Ballooning and blossoming

What became of an idea around storytelling.
A tale that is both digital and physical.
One Hundred Balloons, the second coming…


Back in 2012, I was pretty unhappy. I’d left a job in advertising I was becoming disillusioned with anyway, but a shift to something new hadn’t worked out and I felt stuck. I was on a freelance rollercoaster of pitching and more pitching. Life didn’t feel like it was worth getting close to and the weekends were spent sleeping and catching up on news from my wife and daughter.

So I did what I’ve always done when I feel like I’m stuck: I kicked off a project, threw out some words about it on Twitter and bought 100 red balloons from Amazon, along with a domain name and somewhere to host a website that, at the time, didn’t exist.

A month went by. Nothing happened. I’d shifted the idea around so many times I’d almost forgotten why I was doing it. As 2013 approached, I had things nailed. I set about writing 100 episodes of a connected story. And for three months it all worked well.

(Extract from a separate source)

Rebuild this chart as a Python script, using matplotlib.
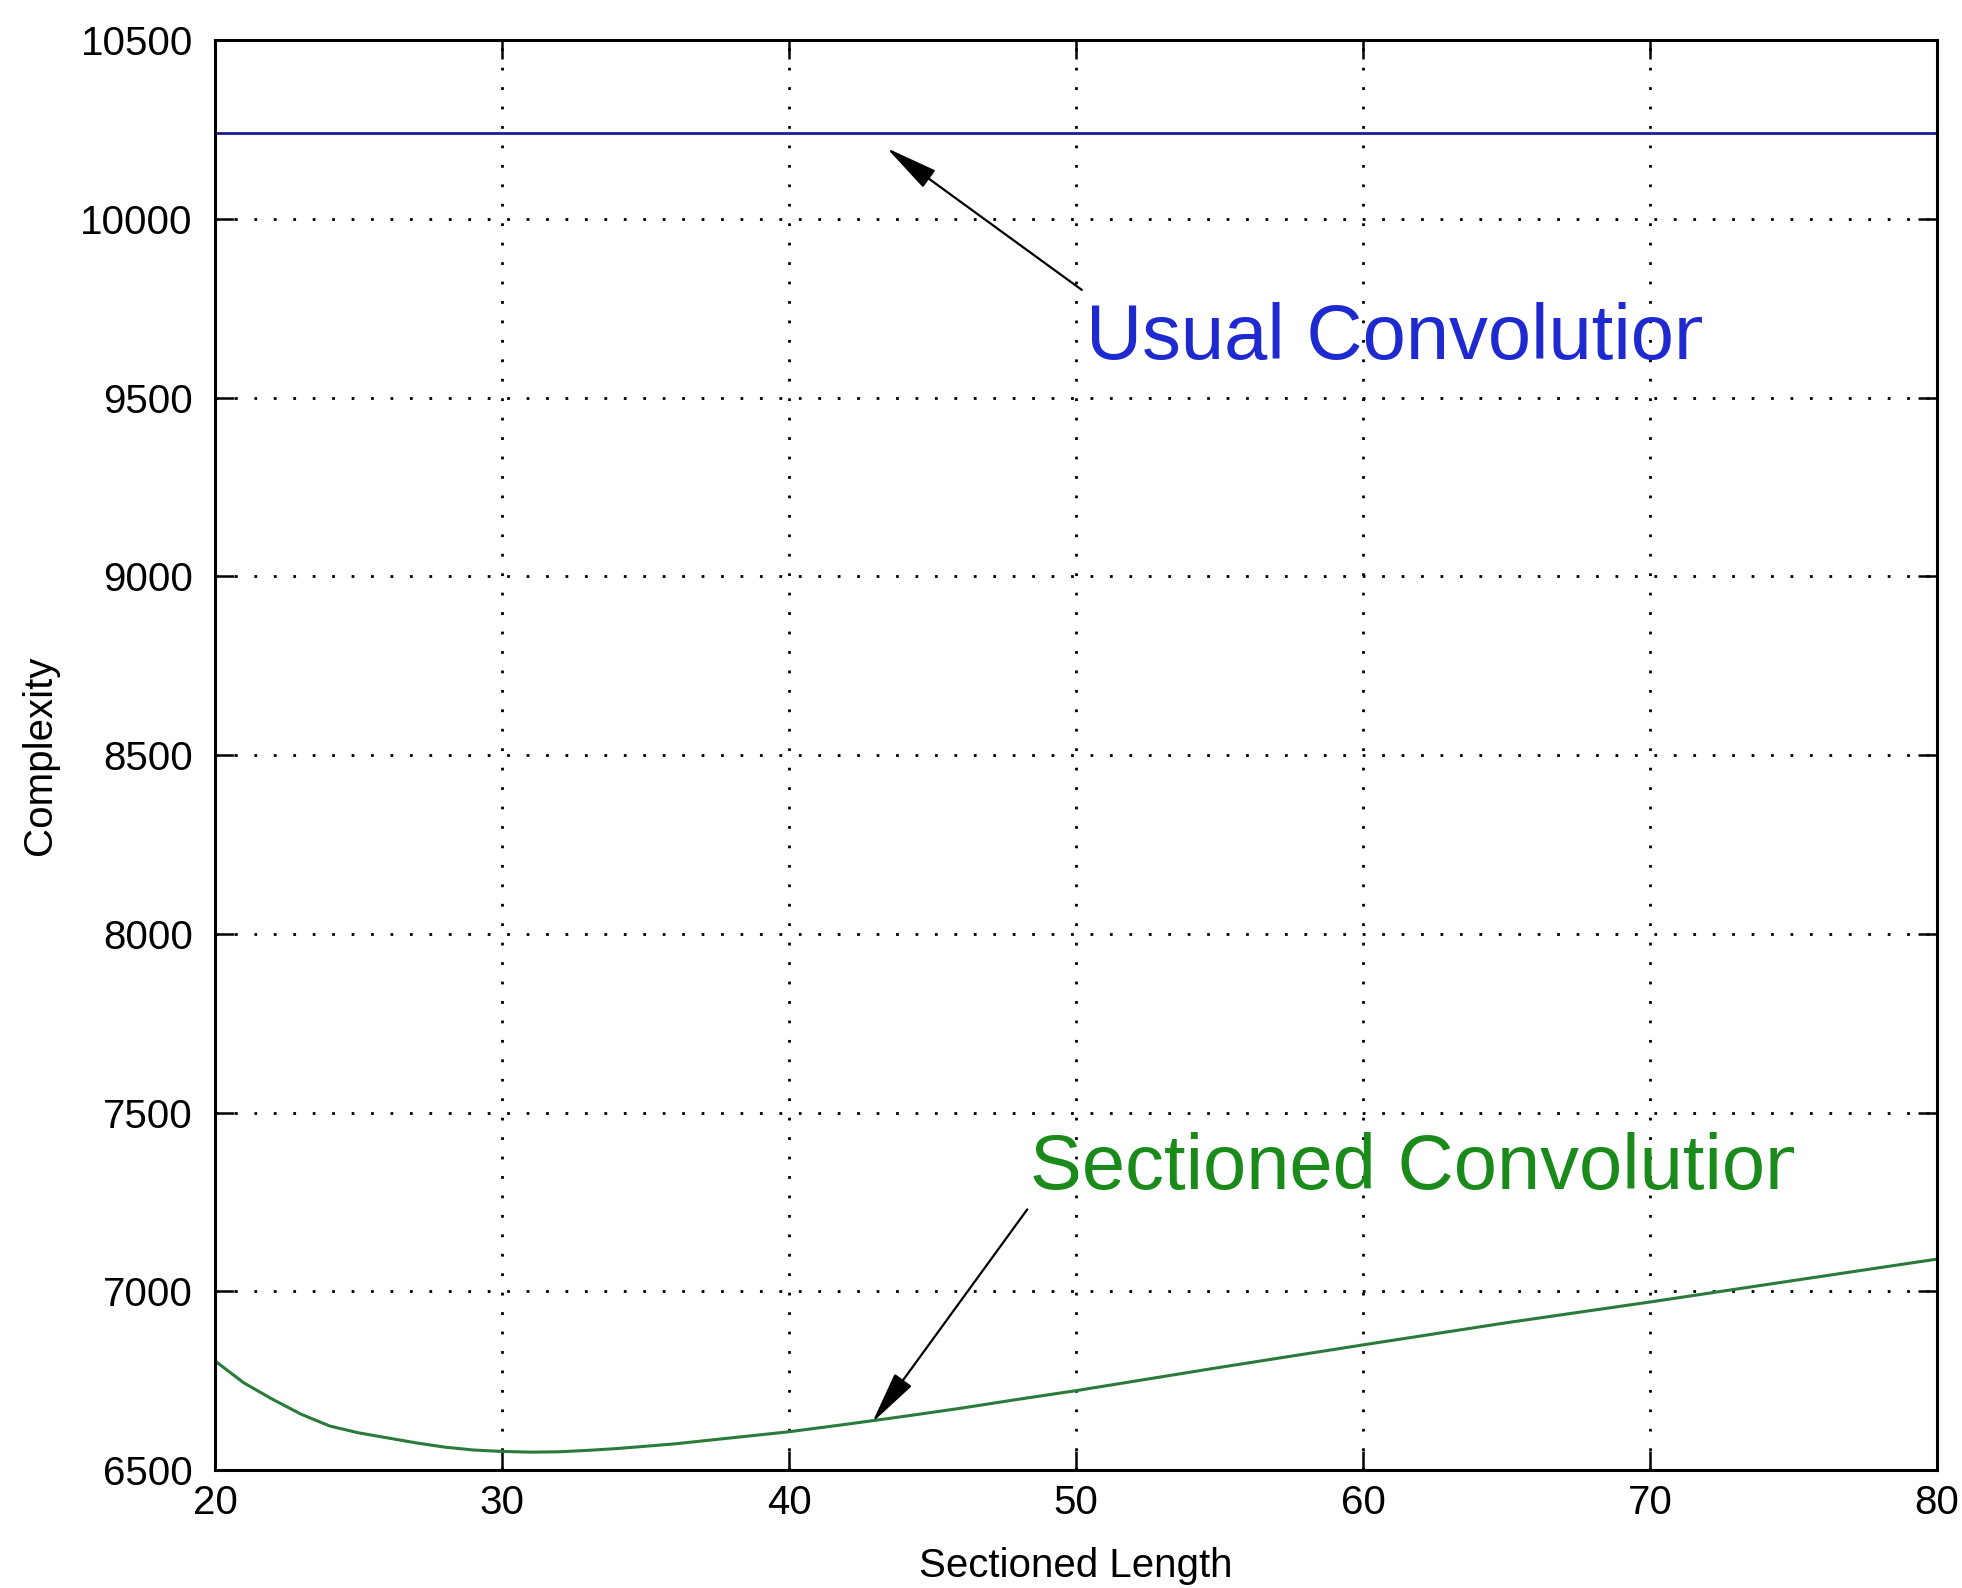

Then I hit a block. Some things I wanted to do didn’t happen; help promised didn’t materialise. Work got busier. It snowed and was bitterly cold for months on end. Then it rained.

In that time I wrote the entire story, all 100 episodes and set out each weekend to place balloons in specific places in London. I asked strangers to write notes connected to characters; I created numerous artefacts, fake emails, handwritten notes, Tumblrs, and Google Plus pages. Yet no one was really engaging. I felt like I’d failed. But I continued to put out 100 balloons around London, UK, each filled with those ‘artefacts’ that led people to the main story about a young man called Stephen Cauldwell, who was searching for the father who had abandoned him and his family some 21 years earlier.

I found the whole thing hard work, but I completed it. Overall, it’s not going to win any literary awards, but I finished it.

Fast forward to September 2014 and I was approached about the ‘balloon project’. Someone had stumbled upon it and liked it. Would I be interested in doing another stint? I said yes.

This time, though, I was going to make life a little easier on myself. I still wanted to do a physical interpretation of the digital story. I still wanted to use balloons. And so, I set about writing 100 short stories around the theme of strangers — some explicitly about meeting new people, some about the dark side of strangers, some linked in some way but opaque and uncomfortable. Some cheery, some not so.
I had a lot of fun writing them.


Then I printed them out, one-by-one, on the Little Printer (which at the time of writing is scheduled to be switched off at the end of June 2015). I then spent an afternoon proofing them, numbering them and rolling them up before storing them in a box.

All these mini-scrolls contains a story.
Each one will be tied with a red ribbon and placed inside a balloon.
Each of these balloons will be mailed out to someone, somewhere out there in the world.
They will be sent from a stranger and received by strangers.

What happens to them after that?
Well, that will have to wait.


The reason I’m waiting is because this project has every possibility of being sponsored, of having a bigger audience and perhaps even some budget to make it more than I could make it on my own.

All there is now a new website: One Hundred Balloons

The old website still exists. I’ve linked to it from the new one. There, you can read the original story of Stephen Cauldwell. Many of the images on the Google Map don’t work. I never got around to updating the map, although all the balloons got left in places around London. They drove the odd spike in the analytics.

And if the sponsorship doesn’t come through, I’ll be doing a cutdown version. They’ll still get sent out, all over the world. I’ll cover the cost of that. But the finale that could happen probably won’t happen, because it needs resource and funds and effort that I just can’t give it right now. I want to enjoy this second coming of 100 Balloons. I want others to enjoy it, too.

Keep an eye out for the ability to get your name on the list. There are 100 stories, one of which may end up in your hands.